▶

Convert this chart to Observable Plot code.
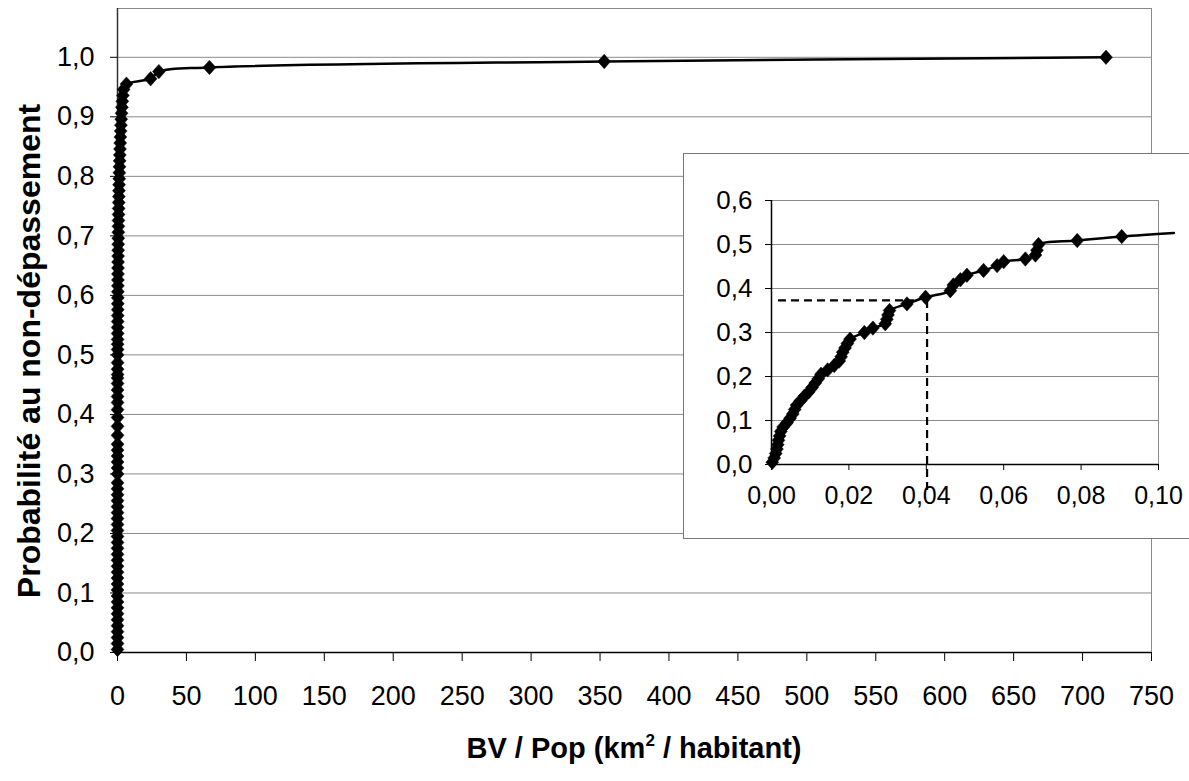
<!DOCTYPE html>
<html>
<head>
<meta charset="utf-8">
<script src="https://cdn.jsdelivr.net/npm/d3@7"></script>
<script src="https://cdn.jsdelivr.net/npm/@observablehq/plot@0.6"></script>
<style>
  body { margin: 0; background: #fff; }
  #wrap { position: relative; width: 1189px; height: 781px; overflow: hidden; background: #fff;
          font-family: Arial, "Liberation Sans", sans-serif; color: #000; }
  #main { position: absolute; left: 0; top: 0; }
  #insetBox { position: absolute; left: 683px; top: 153px; width: 560px; height: 386px;
              box-sizing: border-box; border: 1px solid #777; background: #fff; }
  #inset { position: absolute; left: 683px; top: 153px; }
  #ytitle { position: absolute; left: 29px; top: 351px; transform: translate(-50%, -50%) rotate(-90deg);
            white-space: nowrap; font-weight: bold; font-size: 32px; line-height: 1; }
  #xtitle { position: absolute; left: 634px; top: 732px; transform: translateX(-50%);
            white-space: nowrap; font-weight: bold; font-size: 29px; }
  #xtitle .sup { font-size: 17px; position: relative; top: -12px; }
</style>
</head>
<body>
<div id="wrap">
  <div id="main"></div>
  <div id="insetBox"></div>
  <div id="inset"></div>
  <div id="ytitle">Probabilité au non-dépassement</div>
  <div id="xtitle">BV / Pop (km<span class="sup">2</span> / habitant)</div>
</div>
<script>
// ---- Data (BV/Pop in km²/habitant, probability of non-exceedance) ----
const bvPop = [
  0.0002, 0.0007, 0.0011, 0.0014, 0.0016, 0.0018, 0.0021, 0.0024, 0.0030, 0.0040,
  0.0048, 0.0055, 0.0060, 0.0065, 0.0075, 0.0085, 0.0096, 0.0105, 0.0113, 0.0121,
  0.0128, 0.0145, 0.0162, 0.0175, 0.0180, 0.0184, 0.0190, 0.0196, 0.0203, 0.0240,
  0.0262, 0.0294, 0.0298, 0.0301, 0.0305, 0.0350, 0.0398, 0.0462, 0.0470, 0.0488,
  0.0505, 0.0548, 0.0583, 0.0600, 0.0656, 0.0682, 0.0686, 0.0690, 0.0790, 0.0905,
  0.1040, 0.12, 0.135, 0.15, 0.17, 0.19, 0.21, 0.23, 0.25, 0.27,
  0.30, 0.33, 0.36, 0.40, 0.44, 0.48, 0.52, 0.56, 0.61, 0.66,
  0.71, 0.77, 0.83, 0.90, 0.98, 1.06, 1.15, 1.25, 1.35, 1.45,
  1.56, 1.68, 1.80, 1.95, 2.10, 2.30, 2.50, 2.70, 2.95, 3.2,
  3.5, 3.9, 4.4, 6.5, 24, 30, 66.7, 353, 717
];
const probNonDep = [
  0.005, 0.015, 0.025, 0.035, 0.045, 0.055, 0.065, 0.075, 0.085, 0.095,
  0.105, 0.115, 0.125, 0.135, 0.145, 0.155, 0.165, 0.175, 0.185, 0.195,
  0.205, 0.215, 0.225, 0.235, 0.245, 0.255, 0.265, 0.275, 0.285, 0.300,
  0.310, 0.320, 0.330, 0.340, 0.350, 0.365, 0.380, 0.395, 0.408, 0.420,
  0.430, 0.441, 0.452, 0.461, 0.467, 0.476, 0.487, 0.500, 0.509, 0.518,
  0.526, 0.536, 0.546, 0.556, 0.566, 0.576, 0.586, 0.596, 0.606, 0.616,
  0.626, 0.636, 0.646, 0.656, 0.666, 0.676, 0.686, 0.696, 0.706, 0.716,
  0.726, 0.736, 0.746, 0.756, 0.766, 0.776, 0.786, 0.796, 0.806, 0.816,
  0.826, 0.836, 0.846, 0.856, 0.866, 0.876, 0.886, 0.896, 0.906, 0.916,
  0.926, 0.936, 0.946, 0.955, 0.964, 0.976, 0.983, 0.993, 1.000
];

// Main chart ticks
const mainXTicks = [0, 50, 100, 150, 200, 250, 300, 350, 400, 450, 500, 550, 600, 650, 700, 750];
const mainYTicks = [0, 0.1, 0.2, 0.3, 0.4, 0.5, 0.6, 0.7, 0.8, 0.9, 1.0];
// Inset ticks
const insetXTicks = [0, 0.02, 0.04, 0.06, 0.08, 0.10];
const insetYTicks = [0, 0.1, 0.2, 0.3, 0.4, 0.5, 0.6];
// Inset reading guide (dashed): probability 0.373 -> BV/Pop 0.0402
const guideProb = 0.373;
const guideBv = 0.0402;
const guideStartBv = 0.0018;
const guideHEndBv = 0.037;
const guideBottom = -0.059;

const data = bvPop.map((x, i) => ({x, y: probNonDep[i]}));
const fmtComma = (d, n) => d.toFixed(n).replace(".", ",");
const font = 'Arial, "Liberation Sans", sans-serif';

// slightly tall diamond marker (like the Excel marker in the scan)
const tallDiamond = {
  draw(context, size) {
    const r = Math.sqrt(size) * 0.62625;
    const h = r * 1.12;
    context.moveTo(0, -h);
    context.lineTo(r, 0);
    context.lineTo(0, h);
    context.lineTo(-r, 0);
    context.closePath();
  }
};

const mainPlot = Plot.plot({
  width: 1189, height: 781,
  marginLeft: 117, marginRight: 38, marginTop: 8, marginBottom: 129,
  x: {domain: [0, 750], label: null},
  y: {domain: [0, 1.082], label: null},
  style: {fontFamily: font, fontSize: "27px", color: "#000", background: "transparent", overflow: "visible"},
  marks: [
    Plot.ruleY(mainYTicks.filter(d => d > 0), {stroke: "#8a8a8a", strokeWidth: 1}),
    Plot.frame({stroke: "#8a8a8a", strokeWidth: 1}),
    Plot.ruleX([0], {stroke: "#333", strokeWidth: 1.5}),
    Plot.ruleY([0], {stroke: "#000", strokeWidth: 1.5}),
    Plot.axisX({ticks: mainXTicks, tickSize: 9, tickPadding: 24, tickFormat: d => String(d), label: null, fontSize: 27}),
    Plot.axisY({ticks: mainYTicks, tickSize: 7, tickPadding: 16, tickFormat: d => fmtComma(d, 1), label: null, fontSize: 27}),
    Plot.line(data, {x: "x", y: "y", curve: "catmull-rom", stroke: "#000", strokeWidth: 2.5}),
    Plot.dot(data, {x: "x", y: "y", symbol: tallDiamond, r: 5.8, fill: "#000", stroke: "#000", strokeWidth: 0.5})
  ]
});
document.getElementById("main").appendChild(mainPlot);

const insetLine = data.filter(d => d.x <= 0.105);
const insetDots = data.filter(d => d.x <= 0.1);

const insetPlot = Plot.plot({
  width: 506, height: 385,
  marginLeft: 88, marginRight: 31, marginTop: 47, marginBottom: 74,
  x: {domain: [0, 0.1], label: null},
  y: {domain: [0, 0.6], label: null},
  style: {fontFamily: font, fontSize: "26px", color: "#000", background: "transparent", overflow: "visible"},
  marks: [
    Plot.ruleY(insetYTicks.filter(d => d > 0 && d < 0.6), {stroke: "#8a8a8a", strokeWidth: 1}),
    Plot.frame({stroke: "#8a8a8a", strokeWidth: 1}),
    Plot.ruleX([0], {stroke: "#000", strokeWidth: 1.5}),
    Plot.ruleY([0], {stroke: "#000", strokeWidth: 1.5}),
    Plot.axisX({ticks: insetXTicks, tickSize: 6, tickPadding: 16, tickFormat: d => fmtComma(d, 2), label: null, fontSize: 25}),
    Plot.axisY({ticks: insetYTicks, tickSize: 6, tickPadding: 13, tickFormat: d => fmtComma(d, 1), label: null, fontSize: 26}),
    Plot.ruleY([guideProb], {x1: guideStartBv, x2: guideHEndBv, stroke: "#000", strokeWidth: 2.2, strokeDasharray: "8,5"}),
    Plot.ruleX([guideBv], {y1: guideBottom, y2: guideProb, stroke: "#000", strokeWidth: 2.2, strokeDasharray: "8,5"}),
    Plot.line(insetLine, {x: "x", y: "y", curve: "catmull-rom", stroke: "#000", strokeWidth: 2.5}),
    Plot.dot(insetDots, {x: "x", y: "y", symbol: tallDiamond, r: 5.8, fill: "#000", stroke: "#000", strokeWidth: 0.5})
  ]
});
document.getElementById("inset").appendChild(insetPlot);
</script>
</body>
</html>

◀

→ Problem to work on: Find every line in the listing that holds the string "chart", then say how many there are as a bare number.

→ Output: 2